There will be people looking at Co-op Legal Services’ interim financial results with the same glee as football fans savouring Manchester United’s defeat on Monday.

United were the big spenders, the brand leaders, the swaggering, bold, competition-crushing favourites, brought down a peg or two. Victory for (relatively) little Everton was a triumph of plucky endeavour over ruthless ambition. The Co-op has shown similar market-dominating fervour, announcing plans to recruit 3,000 staff members and cherry-picking the best players, such as Christina Blacklaws as head of its family division.But the financial figures for the first half of 2012 are nothing to write home about. Profits (ending at £700,000) were bound to fall in a year when recruitment (the biggest cost to most businesses) was so high on the agenda.

But with more staff, greater public awareness (even advertising legal services on those questionnaires at the till in Co-op stores) and an alternative business structure licence, turnover grew more slowly than during the same period in 2011.

Like United, success in this market is not simply a case of purchasing the best players and building the best facilities. The legal profession is a potential minefield for new entrants, from costly negligence claims to a reliance on other markets (housing, in particular) for work.

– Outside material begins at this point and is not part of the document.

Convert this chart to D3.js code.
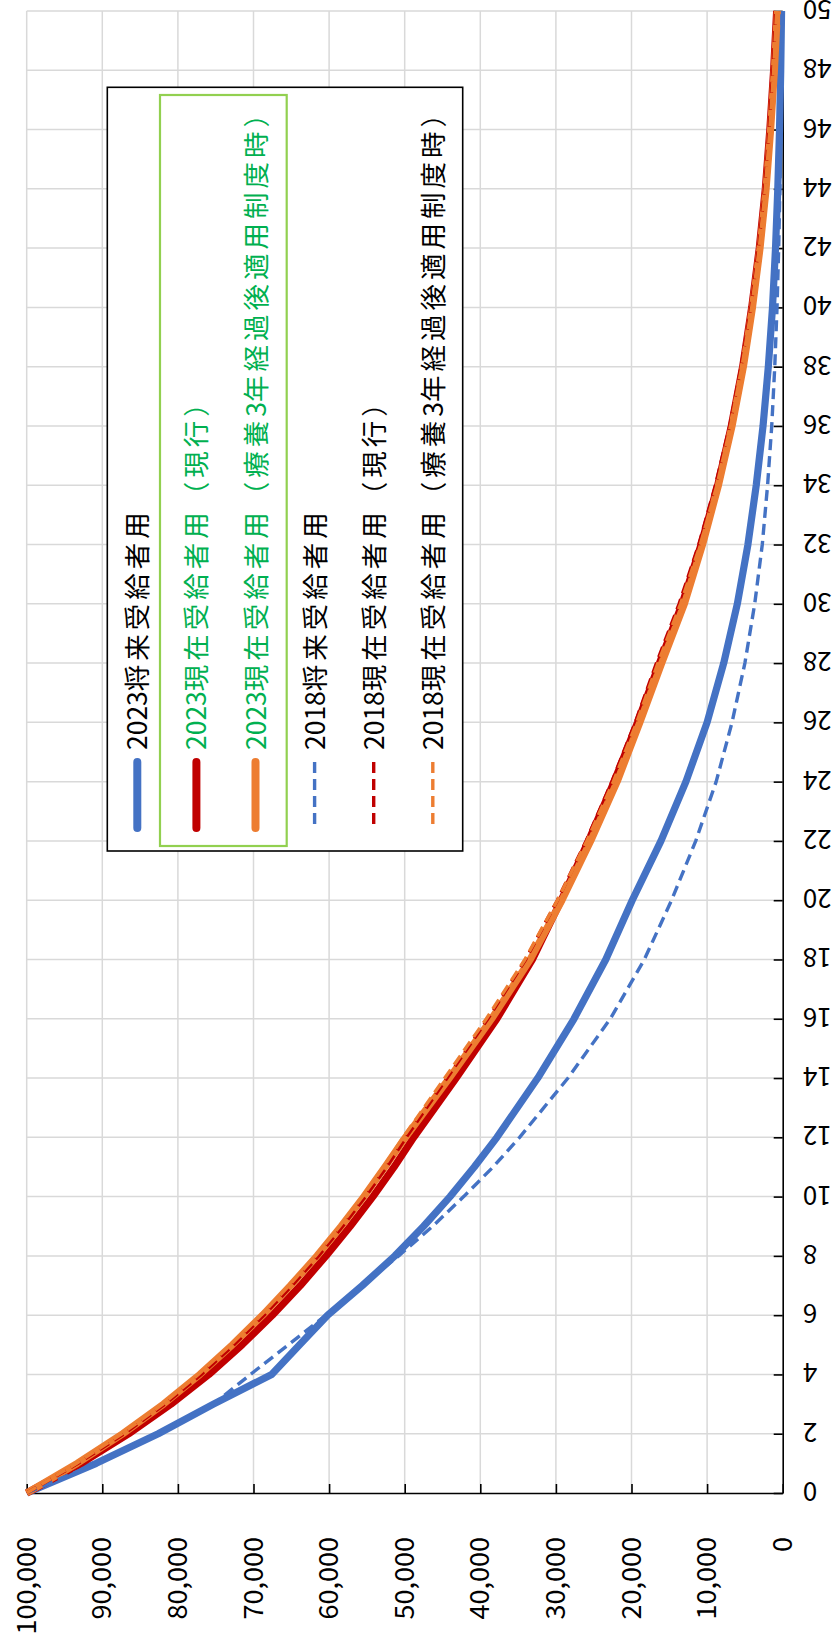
<!DOCTYPE html>
<html><head><meta charset="utf-8">
<script src="https://cdn.jsdelivr.net/npm/d3@7"></script>
<style>
html,body{margin:0;padding:0;background:#fff;}
svg{display:block;font-family:"Noto Sans CJK JP","Noto Sans",sans-serif;}
</style></head>
<body><svg id="c" width="835" height="1647"></svg>
<script>
// ---- data ----
const years = [0,1,2,3,4,5,6,7,8,9,10,11,12,14,16,18,20,22,24,26,28,30,32,34,36,38,40,42,44,46,48,50];
const future2023  = [100000,90800,82600,75300,67600,63900,60200,55600,51300,47500,44000,40800,37800,32400,27600,23400,19900,16100,12800,10000,7800,6000,4600,3500,2600,1900,1350,950,650,420,260,150];
const present2023 = [100000,92800,86500,80900,75900,71500,67500,63800,60400,57200,54200,51400,48800,43200,37800,33100,29300,25700,22300,19200,16300,13300,10800,8600,6800,5300,4100,3100,2300,1700,1200,800];
const ryoyo2023   = [100000,93300,87300,81900,77100,72800,68800,65100,61600,58400,55400,52600,49900,44100,38500,33400,29200,25400,21900,18900,16000,13000,10600,8500,6700,5200,4000,3000,2200,1600,1100,700];
const future2018  = [100000,90800,82600,75300,70400,65400,60400,55600,50800,46300,42200,38300,34800,28400,22800,18300,14700,11500,8800,6700,5000,3700,2700,2000,1450,1050,750,530,370,250,160,100];
const present2018 = [100000,93200,87100,81700,76900,72600,68600,64900,61400,58200,55200,52400,49800,44400,39000,34000,29800,26000,22600,19500,16700,13700,11100,8900,7000,5500,4200,3200,2400,1800,1300,900];
const ryoyo2018   = [100000,93400,87400,82000,77300,73000,69000,65300,61800,58600,55600,52800,50200,44700,39200,34100,29800,25900,22400,19300,16500,13500,10900,8700,6900,5400,4100,3100,2300,1700,1200,800];
const seriesNames = ["2023将来受給者用","2023現在受給者用（現行）","2023現在受給者用（療養3年経過後適用制度時）","2018将来受給者用","2018現在受給者用（現行）","2018現在受給者用（療養3年経過後適用制度時）"];
const seriesValues = [future2023, present2023, ryoyo2023, future2018, present2018, ryoyo2018];
const seriesColors = ["#4472C4","#C00000","#ED7D31","#4472C4","#C00000","#ED7D31"];
const seriesDashed = [false,false,false,true,true,true];
const legendTextColors = ["#000","#00B050","#00B050","#000","#000","#000"];
const valueTicks = [0,10000,20000,30000,40000,50000,60000,70000,80000,90000,100000];
const yearTicks = d3.range(0,51,2);

// ---- chart ----
const svg = d3.select("#c");
svg.append("rect").attr("width",835).attr("height",1647).attr("fill","#fff");

// value axis runs horizontally (0 at right), years run vertically (0 at bottom)
const xV = d3.scaleLinear().domain([0,100000]).range([782.7, 26.7]);
const yY = d3.scaleLinear().domain([0,50]).range([1493, 11]);

const grid = svg.append("g");
grid.selectAll("line.vg").data(valueTicks.filter(v=>v>0)).join("line")
  .attr("x1",d=>xV(d)).attr("x2",d=>xV(d)).attr("y1",yY(50)).attr("y2",yY(0))
  .attr("stroke","#d9d9d9").attr("stroke-width",1.5);
grid.selectAll("line.hg").data(yearTicks.filter(v=>v>0)).join("line")
  .attr("y1",d=>yY(d)).attr("y2",d=>yY(d)).attr("x1",xV(100000)).attr("x2",xV(0))
  .attr("stroke","#d9d9d9").attr("stroke-width",1.5);

// year axis (right side), ticks pointing inward, labels rotated 180
const yAxis = svg.append("g").attr("transform",`translate(${xV(0)},0)`)
  .call(d3.axisRight(yY).tickValues(yearTicks).tickSize(-9).tickSizeOuter(0).tickFormat(d3.format("d")));
yAxis.select(".domain").attr("stroke","#000").attr("stroke-width",1.6);
yAxis.selectAll(".tick line").attr("stroke","#000").attr("stroke-width",1.6);
yAxis.selectAll(".tick text")
  .attr("x",null).attr("dy",null)
  .attr("transform","translate(20,0) rotate(180)")
  .attr("text-anchor","end").attr("dominant-baseline","central")
  .attr("font-size",26).attr("fill","#000")
  .attr("font-family","'Noto Sans CJK JP','Noto Sans',sans-serif");

// value axis (bottom), ticks pointing inward, labels rotated -90
const xAxis = svg.append("g").attr("transform",`translate(0,${yY(0)})`)
  .call(d3.axisBottom(xV).tickValues(valueTicks).tickSize(-9).tickSizeOuter(0).tickFormat(d3.format(",")));
xAxis.select(".domain").attr("stroke","#000").attr("stroke-width",1.6);
xAxis.selectAll(".tick line").attr("stroke","#000").attr("stroke-width",1.6);
xAxis.selectAll(".tick text")
  .attr("y",null).attr("dy",null)
  .attr("transform","translate(-3,44) rotate(-90)")
  .attr("text-anchor","end").attr("dominant-baseline","central")
  .attr("font-size",27).attr("fill","#000")
  .attr("font-family","'Noto Sans CJK JP','Noto Sans',sans-serif");

// series
const line = d3.line().x(d=>xV(d[1])).y(d=>yY(d[0]));
seriesValues.forEach((vals,i)=>{
  const pts = years.map((yr,j)=>[yr, vals[j]]);
  svg.append("path").datum(pts).attr("d",line)
    .attr("fill","none").attr("stroke",seriesColors[i])
    .attr("stroke-width",seriesDashed[i]?3.4:7.2)
    .attr("stroke-linejoin","round")
    .attr("stroke-dasharray",seriesDashed[i]?"11,6":null);
});

// legend
const lg = svg.append("g");
lg.append("rect").attr("x",107.3).attr("y",87.3).attr("width",355.4).attr("height",763.7)
  .attr("fill","#fff").attr("stroke","#000").attr("stroke-width",1.6);
lg.append("rect").attr("x",160).attr("y",95).attr("width",126.7).attr("height",751)
  .attr("fill","none").attr("stroke","#92D050").attr("stroke-width",2.2);
const cjk = /[\u3000-\u9fff\uff00-\uffef]/;
seriesNames.forEach((name,i)=>{
  const cx = 137.3 + i*59.1;
  lg.append("line").attr("x1",cx).attr("x2",cx).attr("y1",762).attr("y2",828)
    .attr("stroke",seriesColors[i]).attr("stroke-width",seriesDashed[i]?3.4:8)
    .attr("stroke-linecap",seriesDashed[i]?"butt":"round")
    .attr("stroke-dasharray",seriesDashed[i]?"11,6":null);
  const t = lg.append("text").attr("transform",`translate(${cx-2},750) rotate(-90)`)
    .attr("text-anchor","start").attr("dominant-baseline","central")
    .attr("font-size",26.5).attr("fill",legendTextColors[i]);
  const runs = [];
  for (const ch of name) {
    const isC = cjk.test(ch);
    if (runs.length && runs[runs.length-1].c===isC) runs[runs.length-1].s += ch;
    else runs.push({c:isC, s:ch});
  }
  runs.forEach(r=>{
    t.append("tspan").attr("letter-spacing", r.c?"4px":"0px").text(r.s);
  });
});
</script></body></html>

For the Co-op especially, legal services is a risky business. This is a name trusted and liked by most, with an assumption amongst the general public that it operates with ethics as well as profits in mind.

It will take only one contentious litigation to sour that reputation for anyone on the losing side to Co-op’s lawyers, harming the brand in a way that selling a dodgy apple could never achieve. Products can be marketed and sold without too much risk; services require significant investment and a constant grip on delivery.